安倍内閣は、「女性の活躍」を打ち出していて、女性の就業機会を拡大するための施策を推進しています。待機児童の解消は、その柱の一つ。2017年度末までに、待機児童をゼロにすることを目標としていて、対策を進めてきましたが、保育需要の伸びには追い付いておらず、安倍晋三総理大臣は今年2月の国会答弁で、目標達成は難しいと発言しています。

「保活」のすさまじさ

待機児童の増加が問題化する中で、「保活」という言葉も広がりました。「保育園に子どもを入れるための活動」を指すもので、本来であれば受けられるのが当たり前の行政サービスではあるのですが、就活や婚活と同様、さまざまな「対策」をする必要のある“狭き門”になっていることも多いのです。
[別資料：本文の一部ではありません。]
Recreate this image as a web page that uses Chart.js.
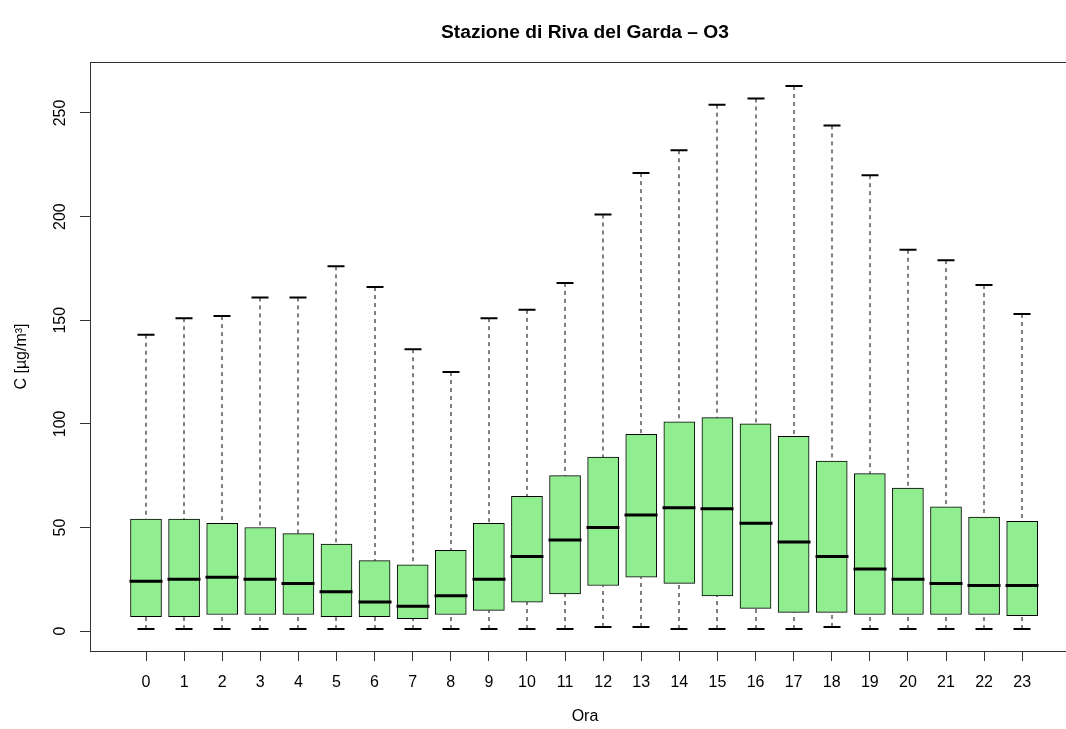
<!DOCTYPE html>
<html>
<head>
<meta charset="utf-8">
<title>Stazione di Riva del Garda – O3</title>
<script src="https://cdn.jsdelivr.net/npm/chart.js@4.4.0/dist/chart.umd.min.js"></script>
<style>
  html, body { margin: 0; padding: 0; background: #fff; }
  canvas { display: block; }
</style>
</head>
<body>
<canvas id="chart" width="1066" height="729"></canvas>
<script>
// Hours of the day and box statistics (µg/m³)
const hours = ['0', '1', '2', '3', '4', '5', '6', '7', '8', '9', '10', '11',
  '12', '13', '14', '15', '16', '17', '18', '19', '20', '21', '22', '23'];
const whiskerLow = [1, 1, 1, 1, 1, 1, 1, 1, 1, 1, 1, 1, 2, 2, 1, 1, 1, 1, 2, 1, 1, 1, 1, 1];
const q1 = [7, 7, 8, 8, 8, 7, 7, 6, 8, 10, 14, 18, 22, 26, 23, 17, 11, 9, 9, 8, 8, 8, 8, 7.5];
const median = [24, 25, 26, 25, 23, 19, 14, 12, 17, 25, 36, 44, 50, 56, 59.5, 59, 52, 43, 36, 30, 25, 23, 22, 22];
const q3 = [54, 54, 52, 50, 47, 42, 34, 32, 39, 52, 65, 75, 84, 95, 101, 103, 100, 94, 82, 76, 69, 60, 55, 53];
const whiskerHigh = [143, 151, 152, 161, 161, 176, 166, 136, 125, 151, 155, 168,
  201, 221, 232, 254, 257, 263, 244, 220, 184, 179, 167, 153];
const yTicks = [0, 50, 100, 150, 200, 250];

const FONT = '"Liberation Sans", Arial, Helvetica, sans-serif';

// whiskers, caps, medians, frame and the R-style texts
const boxExtras = {
  id: 'boxExtras',
  afterDatasetsDraw(chart) {
    const { ctx, scales: { x, y } } = chart;
    ctx.save();
    hours.forEach((h, i) => {
      const cx = Math.round(x.getPixelForValue(i));
      ctx.strokeStyle = '#000';
      ctx.lineWidth = 1;
      ctx.setLineDash([4, 4]);
      ctx.beginPath();
      ctx.moveTo(cx, y.getPixelForValue(whiskerHigh[i]));
      ctx.lineTo(cx, y.getPixelForValue(q3[i]));
      ctx.moveTo(cx, y.getPixelForValue(whiskerLow[i]));
      ctx.lineTo(cx, y.getPixelForValue(q1[i]));
      ctx.stroke();
      ctx.setLineDash([]);

      ctx.lineWidth = 2;
      ctx.beginPath();
      [whiskerHigh[i], whiskerLow[i]].forEach(v => {
        const py = y.getPixelForValue(v);
        ctx.moveTo(cx - 8.5, py);
        ctx.lineTo(cx + 8.5, py);
      });
      ctx.stroke();

      ctx.lineWidth = 3;
      ctx.beginPath();
      const my = y.getPixelForValue(median[i]);
      ctx.moveTo(cx - 16.5, my);
      ctx.lineTo(cx + 16.5, my);
      ctx.stroke();
    });
    ctx.restore();
  },
  afterDraw(chart) {
    const { ctx, chartArea: a, scales: { y } } = chart;
    ctx.save();
    ctx.strokeStyle = '#333';
    ctx.lineWidth = 1;
    ctx.strokeRect(a.left + 0.5, a.top + 0.5, a.right - a.left, a.bottom - a.top);

    ctx.fillStyle = '#000';
    ctx.textAlign = 'center';
    ctx.textBaseline = 'middle';
    ctx.font = 'bold 19.2px ' + FONT;
    ctx.fillText('Stazione di Riva del Garda – O3', 585, 33);
    ctx.font = '16px ' + FONT;
    ctx.fillText('Ora', 585, 717);

    yTicks.forEach(v => {
      ctx.save();
      ctx.translate(61, y.getPixelForValue(v));
      ctx.rotate(-Math.PI / 2);
      ctx.fillText(String(v), 0, 0);
      ctx.restore();
    });
    ctx.save();
    ctx.translate(22, (a.top + a.bottom) / 2);
    ctx.rotate(-Math.PI / 2);
    ctx.fillText('C [µg/m³]', 0, 0);
    ctx.restore();
    ctx.restore();
  }
};

const ctx = document.getElementById('chart').getContext('2d');
const chart = new Chart(ctx, {
  type: 'bar',
  data: {
    datasets: [{
      data: hours.map((h, i) => ({ x: i, y: [q1[i], q3[i]] })),
      backgroundColor: '#90ee90',
      borderColor: '#000',
      borderWidth: 1,
      borderSkipped: false,
      barThickness: 31
    }]
  },
  options: {
    responsive: false,
    animation: false,
    events: [],
    layout: { padding: { top: 62, left: 0, right: 0, bottom: 0 } },
    plugins: { legend: { display: false }, tooltip: { enabled: false } },
    scales: {
      x: {
        type: 'linear',
        offset: false,
        min: -1.47,
        max: 24.15,
        afterBuildTicks: s => { s.ticks = hours.map((h, i) => ({ value: i })); },
        afterFit: s => { s.height = 78; },
        border: { display: false },
        grid: { offset: false, drawOnChartArea: false, drawTicks: true, tickLength: 10, color: '#333' },
        ticks: {
          autoSkip: false,
          maxRotation: 0,
          padding: 12,
          color: '#000',
          font: { family: FONT, size: 16 },
          callback: (v) => hours[v]
        }
      },
      y: {
        min: -9.6,
        max: 274.6,
        afterBuildTicks: s => { s.ticks = yTicks.map(v => ({ value: v })); },
        afterFit: s => { s.width = 90; },
        border: { display: false },
        grid: { drawOnChartArea: false, drawTicks: true, tickLength: 10, color: '#333' },
        ticks: { display: false }
      }
    }
  },
  plugins: [boxExtras]
});
</script>
</body>
</html>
都市部の、待機児童が多い激戦区の保活はすさまじいものがあります。保活に関する情報は集約されていないことが多く、また、デジタル化も進んでいないので、電話を掛けまくり、何度も現地に足を運んで準備しなくてはなりません。大きなお腹を抱えて、または、産後で体調が良くない中を新生児を抱えての「保活」は、大きなストレスになっています。

2016年のユーキャン新語・流行語大賞では、「保育園落ちた日本死ね!!!」がトップ10に入りました。過激な表現に驚いた人も多かったようですが、それほど苦労した「保活」が残念な結果に終わった、母たちの理不尽さへの怒りや絶望を象徴する言葉でもありました。

待機児童問題は、都市部など一部地域に限定した問題で、かつ、一度保活で苦労した人も、子どもが大きくなってしまうととたんに縁遠い問題になってしまいます。子どものいない人や高齢者には、直接関わりのない問題のように感じられますが、実は、女性の就業拡大、少子化対策、さらに貧困対策にも関わる大きな課題なのです。